Fitting a Model With Curvature
In this example, a ball was dropped from rest at time 0 seconds from a height of 400 cm. The distance that the ball had fallen (in centimeters) was recorded by a sensor at various times.
How would you describe the relationship between these two variables?
We fit a regression model, using Distance (cm) as a response and Time (sec) as a predictor.
How well does a straight line describe the relationship between these two variables?
There appears to be some curvature in the relationship between the two variables that the straight line doesn’t capture. Some points are systematically above the line, and others are below the line.
But there is a tendency to ignore the graphical output and look first at the statistical output.
Notice that both the model and the linear slope coefficient are highly significant, and that more than 95% of the variability in Distance (cm) is explained by Time (sec).

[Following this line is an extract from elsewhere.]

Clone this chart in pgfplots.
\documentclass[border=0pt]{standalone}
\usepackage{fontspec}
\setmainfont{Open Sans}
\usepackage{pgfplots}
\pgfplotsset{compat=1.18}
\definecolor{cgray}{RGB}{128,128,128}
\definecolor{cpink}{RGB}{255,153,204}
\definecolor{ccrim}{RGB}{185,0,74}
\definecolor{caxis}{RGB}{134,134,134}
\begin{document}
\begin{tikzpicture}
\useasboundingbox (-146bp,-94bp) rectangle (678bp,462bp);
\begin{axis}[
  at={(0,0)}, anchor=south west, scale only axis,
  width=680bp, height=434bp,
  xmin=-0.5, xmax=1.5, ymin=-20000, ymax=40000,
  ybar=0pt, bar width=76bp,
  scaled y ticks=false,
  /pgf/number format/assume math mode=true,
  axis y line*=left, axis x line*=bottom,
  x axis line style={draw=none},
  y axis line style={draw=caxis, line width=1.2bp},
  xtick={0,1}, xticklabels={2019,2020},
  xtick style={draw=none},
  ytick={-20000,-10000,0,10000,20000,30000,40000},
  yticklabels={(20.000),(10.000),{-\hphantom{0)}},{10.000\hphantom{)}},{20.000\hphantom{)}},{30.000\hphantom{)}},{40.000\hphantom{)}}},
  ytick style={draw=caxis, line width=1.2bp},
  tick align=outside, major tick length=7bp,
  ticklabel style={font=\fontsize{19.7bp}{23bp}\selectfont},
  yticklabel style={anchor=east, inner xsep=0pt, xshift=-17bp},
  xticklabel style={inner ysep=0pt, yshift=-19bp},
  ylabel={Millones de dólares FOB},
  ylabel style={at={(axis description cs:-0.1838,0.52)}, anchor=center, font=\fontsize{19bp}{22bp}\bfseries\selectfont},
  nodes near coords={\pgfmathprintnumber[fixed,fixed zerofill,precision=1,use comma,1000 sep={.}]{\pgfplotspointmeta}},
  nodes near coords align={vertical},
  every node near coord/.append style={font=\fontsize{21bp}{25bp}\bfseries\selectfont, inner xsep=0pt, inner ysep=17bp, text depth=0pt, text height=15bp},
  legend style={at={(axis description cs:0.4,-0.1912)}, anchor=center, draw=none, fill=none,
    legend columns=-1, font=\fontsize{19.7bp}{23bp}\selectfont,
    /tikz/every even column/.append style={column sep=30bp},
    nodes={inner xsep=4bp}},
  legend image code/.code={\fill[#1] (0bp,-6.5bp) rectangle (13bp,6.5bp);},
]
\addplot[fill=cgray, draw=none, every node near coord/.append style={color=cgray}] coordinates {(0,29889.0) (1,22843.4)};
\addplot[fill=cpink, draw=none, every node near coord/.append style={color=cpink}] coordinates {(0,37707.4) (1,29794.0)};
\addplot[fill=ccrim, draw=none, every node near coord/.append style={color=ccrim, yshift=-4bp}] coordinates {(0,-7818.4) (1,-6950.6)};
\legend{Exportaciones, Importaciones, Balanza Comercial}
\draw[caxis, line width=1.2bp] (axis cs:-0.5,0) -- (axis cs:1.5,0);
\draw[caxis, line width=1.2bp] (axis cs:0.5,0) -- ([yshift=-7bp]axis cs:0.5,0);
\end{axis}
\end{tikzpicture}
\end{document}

But should we use this model to make predictions? A good practice, before interpreting statistical output, is to look at the graphical displays of the data and the residuals. Let’s take a look at the residual plots.
Notice the curved pattern in the residual plot. This plot displays the variation left over after we've fit our linear model. In this example, the plot magnifies the subtle pattern we see in the bivariate plot. The residual plot also provides insights into how we might improve our model. In this case, we might need a more complex model -- one that addresses the curvature we see.

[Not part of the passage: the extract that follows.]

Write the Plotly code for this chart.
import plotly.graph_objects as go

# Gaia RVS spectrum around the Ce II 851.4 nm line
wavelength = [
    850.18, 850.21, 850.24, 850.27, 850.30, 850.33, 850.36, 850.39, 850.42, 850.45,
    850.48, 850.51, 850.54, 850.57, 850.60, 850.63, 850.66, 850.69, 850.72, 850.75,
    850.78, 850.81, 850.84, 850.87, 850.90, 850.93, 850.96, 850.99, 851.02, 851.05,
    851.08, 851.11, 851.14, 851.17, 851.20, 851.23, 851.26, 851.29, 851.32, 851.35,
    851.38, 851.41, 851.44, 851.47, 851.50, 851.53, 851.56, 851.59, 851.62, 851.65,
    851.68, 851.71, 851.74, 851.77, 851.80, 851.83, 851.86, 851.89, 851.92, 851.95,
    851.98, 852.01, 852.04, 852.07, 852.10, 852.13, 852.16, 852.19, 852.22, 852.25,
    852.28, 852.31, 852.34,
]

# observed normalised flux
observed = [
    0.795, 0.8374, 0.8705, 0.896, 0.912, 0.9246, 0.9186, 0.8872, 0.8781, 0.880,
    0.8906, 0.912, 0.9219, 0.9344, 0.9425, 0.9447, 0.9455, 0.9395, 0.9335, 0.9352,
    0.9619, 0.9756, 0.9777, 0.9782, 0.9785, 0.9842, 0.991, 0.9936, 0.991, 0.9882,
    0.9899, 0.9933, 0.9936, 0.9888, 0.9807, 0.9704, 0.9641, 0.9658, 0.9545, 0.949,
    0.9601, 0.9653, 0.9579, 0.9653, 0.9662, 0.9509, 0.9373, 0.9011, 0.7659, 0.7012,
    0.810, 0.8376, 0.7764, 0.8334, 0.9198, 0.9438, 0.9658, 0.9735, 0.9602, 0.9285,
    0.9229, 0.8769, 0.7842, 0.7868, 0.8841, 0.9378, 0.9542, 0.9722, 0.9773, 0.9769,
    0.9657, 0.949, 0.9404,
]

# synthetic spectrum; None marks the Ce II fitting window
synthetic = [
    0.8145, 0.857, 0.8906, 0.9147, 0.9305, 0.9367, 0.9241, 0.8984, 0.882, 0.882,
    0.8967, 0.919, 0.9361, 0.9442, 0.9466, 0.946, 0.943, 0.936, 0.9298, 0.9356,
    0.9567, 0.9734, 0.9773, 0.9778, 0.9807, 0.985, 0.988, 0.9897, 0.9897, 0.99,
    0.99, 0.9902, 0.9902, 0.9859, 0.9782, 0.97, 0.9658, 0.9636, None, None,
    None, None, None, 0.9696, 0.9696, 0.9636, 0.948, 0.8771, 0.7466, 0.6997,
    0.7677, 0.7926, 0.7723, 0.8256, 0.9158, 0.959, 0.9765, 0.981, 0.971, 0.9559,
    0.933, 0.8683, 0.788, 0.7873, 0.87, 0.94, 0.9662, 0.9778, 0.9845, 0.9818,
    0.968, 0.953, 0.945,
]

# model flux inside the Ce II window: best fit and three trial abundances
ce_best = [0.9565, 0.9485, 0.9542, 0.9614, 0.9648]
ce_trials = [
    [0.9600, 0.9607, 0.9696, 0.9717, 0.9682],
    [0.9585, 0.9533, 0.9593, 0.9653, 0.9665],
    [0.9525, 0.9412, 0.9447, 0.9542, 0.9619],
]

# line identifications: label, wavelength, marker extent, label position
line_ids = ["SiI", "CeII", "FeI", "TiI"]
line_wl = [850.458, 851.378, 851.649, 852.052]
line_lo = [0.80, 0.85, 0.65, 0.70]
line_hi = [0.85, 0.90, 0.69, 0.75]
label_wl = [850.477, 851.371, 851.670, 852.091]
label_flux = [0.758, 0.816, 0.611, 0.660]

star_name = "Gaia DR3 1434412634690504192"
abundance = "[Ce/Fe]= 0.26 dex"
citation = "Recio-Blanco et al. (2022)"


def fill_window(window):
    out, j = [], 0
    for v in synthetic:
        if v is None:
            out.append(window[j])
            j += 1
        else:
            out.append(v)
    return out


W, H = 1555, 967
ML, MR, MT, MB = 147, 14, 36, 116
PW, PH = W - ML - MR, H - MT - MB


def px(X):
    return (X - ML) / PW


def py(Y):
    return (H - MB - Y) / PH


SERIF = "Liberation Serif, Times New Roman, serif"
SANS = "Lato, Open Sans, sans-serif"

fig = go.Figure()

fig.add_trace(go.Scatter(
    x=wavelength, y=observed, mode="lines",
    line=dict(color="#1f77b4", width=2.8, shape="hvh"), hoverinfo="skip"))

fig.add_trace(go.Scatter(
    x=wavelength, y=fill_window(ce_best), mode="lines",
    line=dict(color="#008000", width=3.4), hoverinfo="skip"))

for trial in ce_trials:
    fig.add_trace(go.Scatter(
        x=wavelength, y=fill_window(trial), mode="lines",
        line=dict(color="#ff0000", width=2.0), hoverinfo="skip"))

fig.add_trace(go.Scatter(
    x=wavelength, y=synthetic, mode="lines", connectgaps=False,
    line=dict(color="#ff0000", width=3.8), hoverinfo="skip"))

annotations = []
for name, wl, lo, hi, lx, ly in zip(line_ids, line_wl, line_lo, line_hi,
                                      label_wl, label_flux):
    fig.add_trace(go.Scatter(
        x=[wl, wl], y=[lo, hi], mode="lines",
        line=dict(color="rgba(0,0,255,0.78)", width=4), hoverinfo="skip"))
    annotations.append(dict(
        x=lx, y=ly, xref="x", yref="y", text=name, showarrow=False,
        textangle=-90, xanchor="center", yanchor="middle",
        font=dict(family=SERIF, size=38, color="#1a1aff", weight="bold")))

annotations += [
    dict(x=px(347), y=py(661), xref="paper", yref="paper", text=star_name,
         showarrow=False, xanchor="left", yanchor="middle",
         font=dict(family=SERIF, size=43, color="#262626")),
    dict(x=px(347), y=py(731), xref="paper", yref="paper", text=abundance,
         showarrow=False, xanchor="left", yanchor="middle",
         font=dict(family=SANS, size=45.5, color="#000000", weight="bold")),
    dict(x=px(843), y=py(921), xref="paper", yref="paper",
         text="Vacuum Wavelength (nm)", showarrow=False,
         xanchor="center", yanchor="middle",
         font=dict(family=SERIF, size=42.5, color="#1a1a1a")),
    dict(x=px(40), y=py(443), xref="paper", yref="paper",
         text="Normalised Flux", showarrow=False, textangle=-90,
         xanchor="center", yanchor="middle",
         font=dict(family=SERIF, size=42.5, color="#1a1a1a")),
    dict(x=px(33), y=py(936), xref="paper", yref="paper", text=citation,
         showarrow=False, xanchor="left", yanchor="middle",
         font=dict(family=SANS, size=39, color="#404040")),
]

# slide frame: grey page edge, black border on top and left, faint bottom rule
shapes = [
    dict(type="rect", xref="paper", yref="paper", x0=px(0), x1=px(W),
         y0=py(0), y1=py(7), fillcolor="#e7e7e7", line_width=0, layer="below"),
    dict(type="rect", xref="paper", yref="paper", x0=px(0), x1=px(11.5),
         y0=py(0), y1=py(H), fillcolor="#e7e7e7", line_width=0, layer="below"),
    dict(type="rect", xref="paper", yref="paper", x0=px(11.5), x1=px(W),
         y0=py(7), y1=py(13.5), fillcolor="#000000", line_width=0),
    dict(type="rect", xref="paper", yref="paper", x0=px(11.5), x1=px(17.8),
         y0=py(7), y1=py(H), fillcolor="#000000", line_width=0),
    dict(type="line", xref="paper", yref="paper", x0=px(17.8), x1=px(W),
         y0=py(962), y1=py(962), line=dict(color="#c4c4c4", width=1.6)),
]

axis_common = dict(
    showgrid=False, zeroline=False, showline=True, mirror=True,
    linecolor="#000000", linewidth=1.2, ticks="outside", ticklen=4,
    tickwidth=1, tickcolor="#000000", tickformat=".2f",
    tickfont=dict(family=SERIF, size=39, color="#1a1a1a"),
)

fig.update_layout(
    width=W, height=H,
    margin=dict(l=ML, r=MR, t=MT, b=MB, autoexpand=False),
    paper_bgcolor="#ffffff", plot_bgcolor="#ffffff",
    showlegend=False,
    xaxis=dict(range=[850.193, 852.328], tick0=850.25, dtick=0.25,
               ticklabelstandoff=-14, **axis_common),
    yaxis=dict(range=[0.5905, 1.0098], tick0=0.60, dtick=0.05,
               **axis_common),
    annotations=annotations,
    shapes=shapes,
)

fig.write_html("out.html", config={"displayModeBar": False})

To explain this curvature, we might fit a second-order polynomial model to the data. For this example, the polynomial model appears to do a better job of explaining the relationship between Time (sec) and Distance (cm).
The residual by predicted plot now looks much better. There is no obvious pattern, and the residuals appear to be scattered about zero.
Looking at RSquare, we see that nearly all of the variation in the response is explained by the model. The model is still highly significant, and there is a new term in the Parameter Estimates table. This is a quadratic effect. Both the linear term and the quadratic effect are highly significant.
So, even though our initial linear model was significant, the model is improved with the addition of a quadratic effect. Note that this model is still considered a linear model because the quadratic term was added in a linear fashion.
Distance (cm) = -125.3911 + 492.0476*Time (sec) + 486.55399*(Time (sec)-0.51619)2
In this model, note how the quadratic term is written. for Time (sec) is written as (Time (sec) -0.51619)2. This means that the polynomial has been centered. The values of Time (sec) were “centered” by subtracting the mean.
Centering polynomials is a standard technique used when fitting linear models with higher-order terms. It leads to the same model predictions, but does a better job of estimating the model coefficients.
In this example, the residual analysis pointed to a problem, and fitting a polynomial model made sense. In most real-life scenarios, fitting the best possible model when there are unusual patterns in data is not as straightforward.
For example, you might need to apply a transformation to the response or the predictor. Or you might be missing other important effects that explain the relationship.
The decision on how to proceed with the analysis should be guided by subject matter knowledge and the context of the problem. As always, we recommend consulting with an expert to determine the best course of action.